= Requirement =
Leave out the pictures and reproduce all of the data exactly.

----

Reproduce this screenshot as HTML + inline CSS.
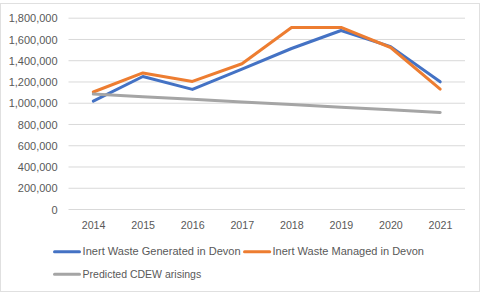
<!DOCTYPE html>
<html><head><meta charset="utf-8"><style>
html,body{margin:0;padding:0;background:#fff;}
svg{display:block;}
text{font-family:"Liberation Sans",sans-serif;font-size:11px;fill:#595959;}
</style></head><body>
<svg width="481" height="295" viewBox="0 0 481 295">
<rect x="0" y="0" width="481" height="295" fill="#fff"/>
<rect x="0.5" y="3.5" width="479" height="288" fill="none" stroke="#e0e0e0" stroke-width="1"/>
<g stroke="#d9d9d9" stroke-width="1"><line x1="68.5" x2="465" y1="18.20" y2="18.20"/><line x1="68.5" x2="465" y1="39.46" y2="39.46"/><line x1="68.5" x2="465" y1="60.71" y2="60.71"/><line x1="68.5" x2="465" y1="81.97" y2="81.97"/><line x1="68.5" x2="465" y1="103.22" y2="103.22"/><line x1="68.5" x2="465" y1="124.48" y2="124.48"/><line x1="68.5" x2="465" y1="145.74" y2="145.74"/><line x1="68.5" x2="465" y1="166.99" y2="166.99"/><line x1="68.5" x2="465" y1="188.25" y2="188.25"/><line x1="68.5" x2="465" y1="209.50" y2="209.50"/></g>
<g><text x="57.6" y="22.30" text-anchor="end" style="font-size:11.5px" transform="translate(57.6 0) scale(0.9565 1) translate(-57.6 0)">1,800,000</text><text x="57.6" y="43.56" text-anchor="end" style="font-size:11.5px" transform="translate(57.6 0) scale(0.9565 1) translate(-57.6 0)">1,600,000</text><text x="57.6" y="64.81" text-anchor="end" style="font-size:11.5px" transform="translate(57.6 0) scale(0.9565 1) translate(-57.6 0)">1,400,000</text><text x="57.6" y="86.07" text-anchor="end" style="font-size:11.5px" transform="translate(57.6 0) scale(0.9565 1) translate(-57.6 0)">1,200,000</text><text x="57.6" y="107.32" text-anchor="end" style="font-size:11.5px" transform="translate(57.6 0) scale(0.9565 1) translate(-57.6 0)">1,000,000</text><text x="57.6" y="128.58" text-anchor="end" style="font-size:11.5px" transform="translate(57.6 0) scale(0.9565 1) translate(-57.6 0)">800,000</text><text x="57.6" y="149.84" text-anchor="end" style="font-size:11.5px" transform="translate(57.6 0) scale(0.9565 1) translate(-57.6 0)">600,000</text><text x="57.6" y="171.09" text-anchor="end" style="font-size:11.5px" transform="translate(57.6 0) scale(0.9565 1) translate(-57.6 0)">400,000</text><text x="57.6" y="192.35" text-anchor="end" style="font-size:11.5px" transform="translate(57.6 0) scale(0.9565 1) translate(-57.6 0)">200,000</text><text x="57.6" y="213.60" text-anchor="end" style="font-size:11.5px" transform="translate(57.6 0) scale(0.9565 1) translate(-57.6 0)">0</text></g>
<g><text x="93.60" y="229.1" text-anchor="middle" style="font-size:11.5px" transform="translate(93.60 0) scale(0.93 1) translate(-93.60 0)">2014</text><text x="143.16" y="229.1" text-anchor="middle" style="font-size:11.5px" transform="translate(143.16 0) scale(0.93 1) translate(-143.16 0)">2015</text><text x="192.71" y="229.1" text-anchor="middle" style="font-size:11.5px" transform="translate(192.71 0) scale(0.93 1) translate(-192.71 0)">2016</text><text x="242.27" y="229.1" text-anchor="middle" style="font-size:11.5px" transform="translate(242.27 0) scale(0.93 1) translate(-242.27 0)">2017</text><text x="291.83" y="229.1" text-anchor="middle" style="font-size:11.5px" transform="translate(291.83 0) scale(0.93 1) translate(-291.83 0)">2018</text><text x="341.39" y="229.1" text-anchor="middle" style="font-size:11.5px" transform="translate(341.39 0) scale(0.93 1) translate(-341.39 0)">2019</text><text x="390.94" y="229.1" text-anchor="middle" style="font-size:11.5px" transform="translate(390.94 0) scale(0.93 1) translate(-390.94 0)">2020</text><text x="440.50" y="229.1" text-anchor="middle" style="font-size:11.5px" transform="translate(440.50 0) scale(0.93 1) translate(-440.50 0)">2021</text></g>
<g fill="none" stroke-width="3" stroke-linecap="round" stroke-linejoin="round">
<polyline stroke="#4472C4" points="93.30,101.10 142.86,76.50 192.41,89.40 241.97,69.20 291.53,48.50 341.09,30.50 390.64,46.60 440.20,81.80"/>
<polyline stroke="#ED7D31" points="93.30,92.00 142.86,72.90 192.41,81.45 241.97,63.75 291.53,27.44 341.09,27.44 390.64,47.50 440.20,89.10"/>
<polyline stroke="#A5A5A5" points="93.30,94.00 142.86,96.64 192.41,99.27 241.97,101.91 291.53,104.54 341.09,107.18 390.64,109.81 440.20,112.45"/>
</g>
<g stroke-width="3" stroke-linecap="round">
<line x1="54.5" x2="79.5" y1="251.8" y2="251.8" stroke="#4472C4"/>
<line x1="244.5" x2="269.7" y1="251.8" y2="251.8" stroke="#ED7D31"/>
<line x1="54.5" x2="79.5" y1="274.3" y2="274.3" stroke="#A5A5A5"/>
</g>
<text x="82.6" y="255.1" style="font-size:11.5px" textLength="158" lengthAdjust="spacingAndGlyphs">Inert Waste Generated in Devon</text>
<text x="272.5" y="255.1" style="font-size:11.5px" textLength="151.5" lengthAdjust="spacingAndGlyphs">Inert Waste Managed in Devon</text>
<text x="82.6" y="277.6" style="font-size:11.5px" textLength="118.6" lengthAdjust="spacingAndGlyphs">Predicted CDEW arisings</text>
</svg>
</body></html>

----

= Result for this exercise =
Reproduce this screenshot as HTML + inline CSS.
<!DOCTYPE html>
<html><head><meta charset="utf-8"><style>
html,body{margin:0;padding:0;background:#fff;}
svg{display:block;}
text{font-family:"Liberation Sans",sans-serif;font-size:11px;fill:#595959;}
</style></head><body>
<svg width="481" height="295" viewBox="0 0 481 295">
<rect x="0" y="0" width="481" height="295" fill="#fff"/>
<rect x="0.5" y="3.5" width="479" height="288" fill="none" stroke="#e0e0e0" stroke-width="1"/>
<g stroke="#d9d9d9" stroke-width="1"><line x1="68.5" x2="465" y1="18.20" y2="18.20"/><line x1="68.5" x2="465" y1="39.46" y2="39.46"/><line x1="68.5" x2="465" y1="60.71" y2="60.71"/><line x1="68.5" x2="465" y1="81.97" y2="81.97"/><line x1="68.5" x2="465" y1="103.22" y2="103.22"/><line x1="68.5" x2="465" y1="124.48" y2="124.48"/><line x1="68.5" x2="465" y1="145.74" y2="145.74"/><line x1="68.5" x2="465" y1="166.99" y2="166.99"/><line x1="68.5" x2="465" y1="188.25" y2="188.25"/><line x1="68.5" x2="465" y1="209.50" y2="209.50"/></g>
<g><text x="57.6" y="22.30" text-anchor="end" style="font-size:11.5px" transform="translate(57.6 0) scale(0.9565 1) translate(-57.6 0)">1,800,000</text><text x="57.6" y="43.56" text-anchor="end" style="font-size:11.5px" transform="translate(57.6 0) scale(0.9565 1) translate(-57.6 0)">1,600,000</text><text x="57.6" y="64.81" text-anchor="end" style="font-size:11.5px" transform="translate(57.6 0) scale(0.9565 1) translate(-57.6 0)">1,400,000</text><text x="57.6" y="86.07" text-anchor="end" style="font-size:11.5px" transform="translate(57.6 0) scale(0.9565 1) translate(-57.6 0)">1,200,000</text><text x="57.6" y="107.32" text-anchor="end" style="font-size:11.5px" transform="translate(57.6 0) scale(0.9565 1) translate(-57.6 0)">1,000,000</text><text x="57.6" y="128.58" text-anchor="end" style="font-size:11.5px" transform="translate(57.6 0) scale(0.9565 1) translate(-57.6 0)">800,000</text><text x="57.6" y="149.84" text-anchor="end" style="font-size:11.5px" transform="translate(57.6 0) scale(0.9565 1) translate(-57.6 0)">600,000</text><text x="57.6" y="171.09" text-anchor="end" style="font-size:11.5px" transform="translate(57.6 0) scale(0.9565 1) translate(-57.6 0)">400,000</text><text x="57.6" y="192.35" text-anchor="end" style="font-size:11.5px" transform="translate(57.6 0) scale(0.9565 1) translate(-57.6 0)">200,000</text><text x="57.6" y="213.60" text-anchor="end" style="font-size:11.5px" transform="translate(57.6 0) scale(0.9565 1) translate(-57.6 0)">0</text></g>
<g><text x="93.60" y="229.1" text-anchor="middle" style="font-size:11.5px" transform="translate(93.60 0) scale(0.93 1) translate(-93.60 0)">2014</text><text x="143.16" y="229.1" text-anchor="middle" style="font-size:11.5px" transform="translate(143.16 0) scale(0.93 1) translate(-143.16 0)">2015</text><text x="192.71" y="229.1" text-anchor="middle" style="font-size:11.5px" transform="translate(192.71 0) scale(0.93 1) translate(-192.71 0)">2016</text><text x="242.27" y="229.1" text-anchor="middle" style="font-size:11.5px" transform="translate(242.27 0) scale(0.93 1) translate(-242.27 0)">2017</text><text x="291.83" y="229.1" text-anchor="middle" style="font-size:11.5px" transform="translate(291.83 0) scale(0.93 1) translate(-291.83 0)">2018</text><text x="341.39" y="229.1" text-anchor="middle" style="font-size:11.5px" transform="translate(341.39 0) scale(0.93 1) translate(-341.39 0)">2019</text><text x="390.94" y="229.1" text-anchor="middle" style="font-size:11.5px" transform="translate(390.94 0) scale(0.93 1) translate(-390.94 0)">2020</text><text x="440.50" y="229.1" text-anchor="middle" style="font-size:11.5px" transform="translate(440.50 0) scale(0.93 1) translate(-440.50 0)">2021</text></g>
<g fill="none" stroke-width="3" stroke-linecap="round" stroke-linejoin="round">
<polyline stroke="#4472C4" points="93.30,101.10 142.86,76.50 192.41,89.40 241.97,69.20 291.53,48.50 341.09,30.50 390.64,46.60 440.20,81.80"/>
<polyline stroke="#ED7D31" points="93.30,92.00 142.86,72.90 192.41,81.45 241.97,63.75 291.53,27.44 341.09,27.44 390.64,47.50 440.20,89.10"/>
<polyline stroke="#A5A5A5" points="93.30,94.00 142.86,96.64 192.41,99.27 241.97,101.91 291.53,104.54 341.09,107.18 390.64,109.81 440.20,112.45"/>
</g>
<g stroke-width="3" stroke-linecap="round">
<line x1="54.5" x2="79.5" y1="251.8" y2="251.8" stroke="#4472C4"/>
<line x1="244.5" x2="269.7" y1="251.8" y2="251.8" stroke="#ED7D31"/>
<line x1="54.5" x2="79.5" y1="274.3" y2="274.3" stroke="#A5A5A5"/>
</g>
<text x="82.6" y="255.1" style="font-size:11.5px" textLength="158" lengthAdjust="spacingAndGlyphs">Inert Waste Generated in Devon</text>
<text x="272.5" y="255.1" style="font-size:11.5px" textLength="151.5" lengthAdjust="spacingAndGlyphs">Inert Waste Managed in Devon</text>
<text x="82.6" y="277.6" style="font-size:11.5px" textLength="118.6" lengthAdjust="spacingAndGlyphs">Predicted CDEW arisings</text>
</svg>
</body></html>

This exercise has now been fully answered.